Books that depicted the courage and self-sacrifice of soldiers who had defended France against the German invaders were called “bellicose” books to be banished from the schools.

French textbook publishers caved in to the power of the teachers’ unions, rather than lose a large market for their books. History books were sharply revised to conform to internationalism and pacifism.

The once epic story of the French soldiers’ heroic defense against the German invaders at Verdun, despite the massive casualties suffered by the French, was now transformed into a story of horrible suffering by all soldiers at Verdun — French and German alike.

In short, soldiers once depicted as national heroes were now depicted as victims — and just like victims in other nations’ armies.

Children were bombarded with stories on the horrors of war. In some schools, children whose fathers had been killed during the war were asked to speak to the class and many of these children — as well as some of their classmates and teachers — broke down in tears.

In Britain, Winston Churchill warned that a country “cannot avoid war by dilating upon its horrors.” In France, Marshal Philippe Petain, the victor at Verdun, warned in 1934 that teachers were trying to “raise our sons in ignorance of or in contempt of the fatherland.”

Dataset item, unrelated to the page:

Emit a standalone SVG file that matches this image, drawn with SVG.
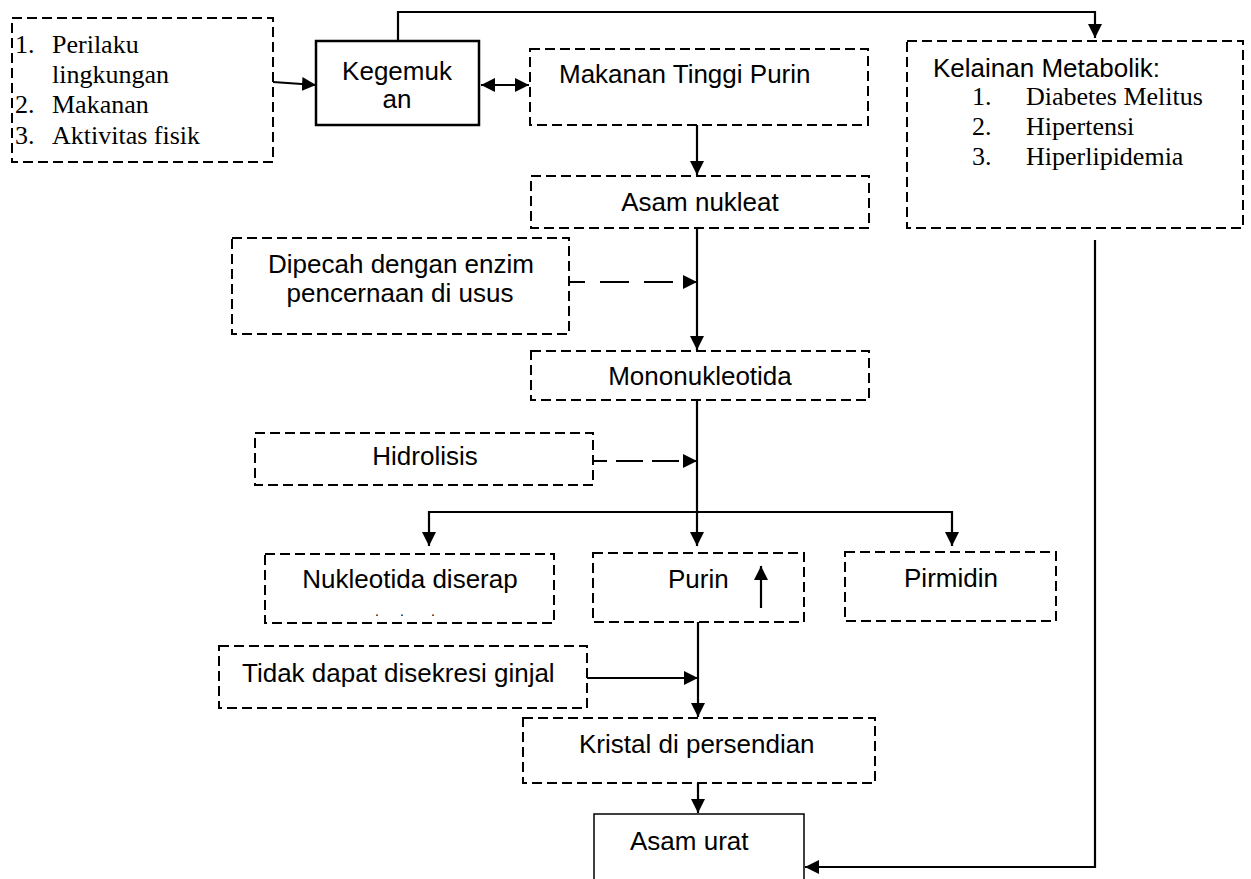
<svg xmlns="http://www.w3.org/2000/svg" width="1251" height="879" viewBox="0 0 1251 879">
<style>
.bg{fill:#fff}
.db{fill:#fff;stroke:#000;stroke-width:2;stroke-dasharray:10 5}
.sb{fill:#fff;stroke:#000;stroke-width:2.5}
.sb2{fill:#fff;stroke:#000;stroke-width:1.5}
.t{font-family:"Liberation Sans",Arial,sans-serif;font-size:26px;fill:#000}
.tm{text-anchor:middle}
.r{font-family:"Liberation Serif","Times New Roman",serif;font-size:26px;fill:#000}
.c{fill:none;stroke:#000;stroke-width:2.2}
.cd{fill:none;stroke:#000;stroke-width:2.2}
</style>
<defs>
<marker id="ah" viewBox="0 0 10 10" refX="10" refY="5" markerUnits="userSpaceOnUse" markerWidth="14" markerHeight="14" orient="auto-start-reverse">
<path d="M0,0 L10,5 L0,10 z" fill="#000"/>
</marker>
</defs>
<rect class="bg" x="0" y="0" width="1251" height="879"/>

<g id="faktor">
<rect class="db" x="12" y="18" width="261" height="144"/>
<text class="r" x="15" y="53">1.</text><text class="r" x="52" y="53">Perilaku</text>
<text class="r" x="52" y="83">lingkungan</text>
<text class="r" x="15" y="113">2.</text><text class="r" x="52" y="113">Makanan</text>
<text class="r" x="15" y="144">3.</text><text class="r" x="52" y="144">Aktivitas fisik</text>
</g>

<g id="kegemukan">
<rect class="sb" x="316" y="41" width="163" height="84"/>
<text class="t tm" x="397" y="80">Kegemuk</text>
<text class="t tm" x="397" y="108">an</text>
</g>

<g id="makanan">
<rect class="db" x="530" y="49" width="338" height="76"/>
<text class="t" x="559" y="83">Makanan Tinggi Purin</text>
</g>

<g id="kelainan">
<rect class="db" x="907" y="41" width="336" height="187"/>
<text class="t" x="933" y="77">Kelainan Metabolik:</text>
<text class="r" x="972" y="105">1.</text><text class="r" x="1026" y="105">Diabetes Melitus</text>
<text class="r" x="972" y="135">2.</text><text class="r" x="1026" y="135">Hipertensi</text>
<text class="r" x="972" y="165">3.</text><text class="r" x="1026" y="165">Hiperlipidemia</text>
</g>

<g id="asamnukleat">
<rect class="db" x="531" y="176" width="338" height="52"/>
<text class="t tm" x="700" y="211">Asam nukleat</text>
</g>

<g id="dipecah">
<rect class="db" x="232" y="238" width="337" height="96"/>
<text class="t tm" x="401" y="273">Dipecah dengan enzim</text>
<text class="t tm" x="400" y="302">pencernaan di usus</text>
</g>

<g id="mononukleotida">
<rect class="db" x="531" y="351" width="338" height="49"/>
<text class="t tm" x="700" y="385">Mononukleotida</text>
</g>

<g id="hidrolisis">
<rect class="db" x="255" y="433" width="338" height="52"/>
<text class="t tm" x="425" y="465">Hidrolisis</text>
</g>

<g id="nukleotida">
<rect class="db" x="265" y="554" width="289" height="69"/>
<text class="t tm" x="410" y="588">Nukleotida diserap</text>
<text class="t" x="375" y="616" style="font-size:14px">.</text>
<text class="t" x="400" y="616" style="font-size:14px">.</text>
<text class="t" x="431" y="616" style="font-size:14px">.</text>
</g>

<g id="purin">
<rect class="db" x="593" y="553" width="211" height="69"/>
<text class="t" x="668" y="588">Purin</text>
<line class="c" x1="761" y1="608" x2="761" y2="566" marker-end="url(#ah)"/>
</g>

<g id="pirmidin">
<rect class="db" x="845" y="552" width="211" height="69"/>
<text class="t tm" x="951" y="587">Pirmidin</text>
</g>

<g id="tidak">
<rect class="db" x="219" y="646" width="368" height="62"/>
<text class="t" x="242" y="682">Tidak dapat disekresi ginjal</text>
</g>

<g id="kristal">
<rect class="db" x="523" y="718" width="352" height="65"/>
<text class="t" x="579" y="753">Kristal di persendian</text>
</g>

<g id="asamurat">
<rect class="sb2" x="594" y="814" width="210" height="80"/>
<text class="t" x="630" y="850">Asam urat</text>
</g>

<g id="connectors">
<line class="c" x1="273" y1="82" x2="316" y2="85" marker-end="url(#ah)"/>
<line class="c" x1="481" y1="85" x2="529" y2="85" marker-start="url(#ah)" marker-end="url(#ah)"/>
<polyline class="c" points="398,41 398,12 1095,12 1095,38" marker-end="url(#ah)"/>
<line class="c" x1="697" y1="125" x2="697" y2="175" marker-end="url(#ah)"/>
<line class="c" x1="697" y1="228" x2="697" y2="350" marker-end="url(#ah)"/>
<line class="cd" x1="569" y1="282" x2="697" y2="282" stroke-dasharray="29 15" stroke-dashoffset="13" marker-end="url(#ah)"/>
<line class="c" x1="697" y1="400" x2="697" y2="546" marker-end="url(#ah)"/>
<line class="cd" x1="593" y1="461" x2="697" y2="461" stroke-dasharray="27 9" stroke-dashoffset="13" marker-end="url(#ah)"/>
<polyline class="c" points="429,546 429,512 952,512 952,546" marker-start="url(#ah)" marker-end="url(#ah)"/>
<line class="c" x1="698" y1="622" x2="698" y2="717" marker-end="url(#ah)"/>
<line class="c" x1="587" y1="678" x2="698" y2="678" marker-end="url(#ah)"/>
<line class="c" x1="698" y1="783" x2="698" y2="813" marker-end="url(#ah)"/>
<polyline class="c" points="1095,240 1095,867 805,867" marker-end="url(#ah)"/>
</g>
</svg>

These were voices drowned out by the pacifist and internationalist rhetoric of the 1920s and 1930s.

Did it matter? Does patriotism matter?

France, where pacifism and internationalism were strongest, became a classic example of how much it can matter.

During the First World War, France fought on against the German invaders for four long years, despite having more of its soldiers killed than all the American soldiers killed in all the wars in the history of the United States, put together.

Yet during the Second World War, France collapsed after just six weeks of fighting and surrendered to Nazi Germany. At the bitter moment of defeat the head of the French teachers’ union was told, “You are partially responsible for the defeat.”

Thomas Sowell is a nationally syndicated columnist and a senior fellow at the Hoover Institution, Stanford University.